SOURCE DATA:
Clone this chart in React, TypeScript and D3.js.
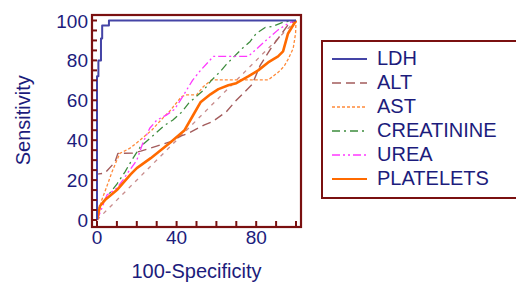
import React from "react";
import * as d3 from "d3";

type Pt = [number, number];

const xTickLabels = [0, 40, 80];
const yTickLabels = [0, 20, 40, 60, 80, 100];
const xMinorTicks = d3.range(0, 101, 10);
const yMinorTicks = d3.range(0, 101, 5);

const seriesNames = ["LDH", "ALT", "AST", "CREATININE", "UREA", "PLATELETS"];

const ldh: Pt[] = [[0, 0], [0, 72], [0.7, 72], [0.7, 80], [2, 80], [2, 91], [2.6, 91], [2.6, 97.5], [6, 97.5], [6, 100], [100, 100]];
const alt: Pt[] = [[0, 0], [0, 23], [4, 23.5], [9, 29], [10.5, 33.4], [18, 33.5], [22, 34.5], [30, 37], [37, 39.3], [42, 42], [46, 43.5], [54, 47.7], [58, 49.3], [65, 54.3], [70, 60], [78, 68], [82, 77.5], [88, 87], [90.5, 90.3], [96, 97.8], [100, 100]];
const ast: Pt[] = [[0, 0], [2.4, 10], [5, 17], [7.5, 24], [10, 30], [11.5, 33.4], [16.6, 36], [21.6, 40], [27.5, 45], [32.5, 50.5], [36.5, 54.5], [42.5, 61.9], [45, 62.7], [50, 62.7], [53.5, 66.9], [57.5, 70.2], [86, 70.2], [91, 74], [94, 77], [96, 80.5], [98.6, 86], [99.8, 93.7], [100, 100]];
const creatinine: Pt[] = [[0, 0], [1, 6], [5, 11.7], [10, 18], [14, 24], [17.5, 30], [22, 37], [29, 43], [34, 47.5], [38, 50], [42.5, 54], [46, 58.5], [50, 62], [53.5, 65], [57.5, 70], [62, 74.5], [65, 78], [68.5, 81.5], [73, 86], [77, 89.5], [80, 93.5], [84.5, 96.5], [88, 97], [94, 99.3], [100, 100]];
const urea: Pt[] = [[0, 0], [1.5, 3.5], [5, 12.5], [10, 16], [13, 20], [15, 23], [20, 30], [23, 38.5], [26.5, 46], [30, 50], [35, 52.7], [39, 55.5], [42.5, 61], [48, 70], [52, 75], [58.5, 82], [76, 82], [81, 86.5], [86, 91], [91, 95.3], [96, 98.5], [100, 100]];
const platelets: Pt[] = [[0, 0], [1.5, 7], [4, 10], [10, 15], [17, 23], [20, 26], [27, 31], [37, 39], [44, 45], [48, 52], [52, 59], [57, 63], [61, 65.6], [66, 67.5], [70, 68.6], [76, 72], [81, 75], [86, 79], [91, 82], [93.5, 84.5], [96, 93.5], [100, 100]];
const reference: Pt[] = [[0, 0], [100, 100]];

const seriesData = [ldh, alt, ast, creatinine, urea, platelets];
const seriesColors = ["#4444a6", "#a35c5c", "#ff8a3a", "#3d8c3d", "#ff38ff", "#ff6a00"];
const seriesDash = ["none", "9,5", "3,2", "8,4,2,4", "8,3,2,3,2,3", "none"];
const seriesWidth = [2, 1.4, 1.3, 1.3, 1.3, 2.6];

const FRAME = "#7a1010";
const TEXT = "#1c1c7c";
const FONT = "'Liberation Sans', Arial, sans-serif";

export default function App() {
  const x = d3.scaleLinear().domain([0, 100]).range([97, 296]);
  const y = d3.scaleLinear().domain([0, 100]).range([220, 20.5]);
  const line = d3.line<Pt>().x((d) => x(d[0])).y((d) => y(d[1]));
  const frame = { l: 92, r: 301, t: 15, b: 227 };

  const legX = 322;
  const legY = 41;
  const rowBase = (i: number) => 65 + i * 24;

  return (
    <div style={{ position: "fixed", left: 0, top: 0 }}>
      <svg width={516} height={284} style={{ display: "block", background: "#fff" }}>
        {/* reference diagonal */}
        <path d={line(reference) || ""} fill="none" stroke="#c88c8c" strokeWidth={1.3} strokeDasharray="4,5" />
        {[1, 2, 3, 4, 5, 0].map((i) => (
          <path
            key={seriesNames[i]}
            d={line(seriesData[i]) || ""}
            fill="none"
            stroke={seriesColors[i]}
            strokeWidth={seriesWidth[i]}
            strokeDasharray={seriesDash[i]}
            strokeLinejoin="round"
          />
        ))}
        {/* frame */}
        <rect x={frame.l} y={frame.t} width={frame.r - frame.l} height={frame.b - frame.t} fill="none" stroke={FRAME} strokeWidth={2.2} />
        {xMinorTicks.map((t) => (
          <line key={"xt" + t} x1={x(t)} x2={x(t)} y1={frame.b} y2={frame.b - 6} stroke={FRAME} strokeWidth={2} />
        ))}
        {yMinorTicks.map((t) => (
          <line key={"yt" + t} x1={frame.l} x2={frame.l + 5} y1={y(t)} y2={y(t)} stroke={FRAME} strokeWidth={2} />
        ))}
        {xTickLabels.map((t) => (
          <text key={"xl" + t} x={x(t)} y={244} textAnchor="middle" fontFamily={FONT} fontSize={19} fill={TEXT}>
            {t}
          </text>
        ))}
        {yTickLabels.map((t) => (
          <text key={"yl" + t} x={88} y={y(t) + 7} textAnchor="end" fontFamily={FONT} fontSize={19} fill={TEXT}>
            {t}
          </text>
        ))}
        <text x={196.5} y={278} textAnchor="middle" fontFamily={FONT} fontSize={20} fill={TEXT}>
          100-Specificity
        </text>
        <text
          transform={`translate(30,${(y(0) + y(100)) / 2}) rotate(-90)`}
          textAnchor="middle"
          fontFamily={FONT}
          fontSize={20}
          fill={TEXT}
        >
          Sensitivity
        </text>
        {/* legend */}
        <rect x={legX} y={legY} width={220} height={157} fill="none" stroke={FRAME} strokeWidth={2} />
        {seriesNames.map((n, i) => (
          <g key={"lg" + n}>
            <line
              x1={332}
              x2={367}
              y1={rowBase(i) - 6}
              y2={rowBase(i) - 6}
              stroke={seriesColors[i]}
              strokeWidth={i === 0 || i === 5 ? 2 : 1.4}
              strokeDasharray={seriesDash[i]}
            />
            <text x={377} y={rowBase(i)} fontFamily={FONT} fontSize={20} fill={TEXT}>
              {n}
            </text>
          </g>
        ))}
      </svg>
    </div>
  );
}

---

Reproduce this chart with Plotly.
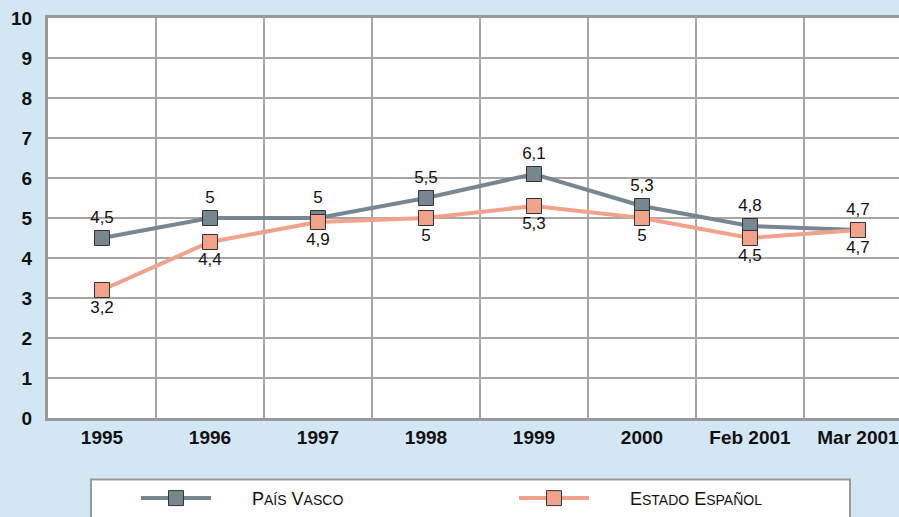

INSTRUCTION:
Your first line is the one with "Clone this chart", and your last is the one with "const yMinorTicks = d3.range(0, 101, 5);". Copy those and every line between them exactly, without any pictures.

RESPONSE:
Clone this chart in React, TypeScript and D3.js.
import React from "react";
import * as d3 from "d3";

type Pt = [number, number];

const xTickLabels = [0, 40, 80];
const yTickLabels = [0, 20, 40, 60, 80, 100];
const xMinorTicks = d3.range(0, 101, 10);
const yMinorTicks = d3.range(0, 101, 5);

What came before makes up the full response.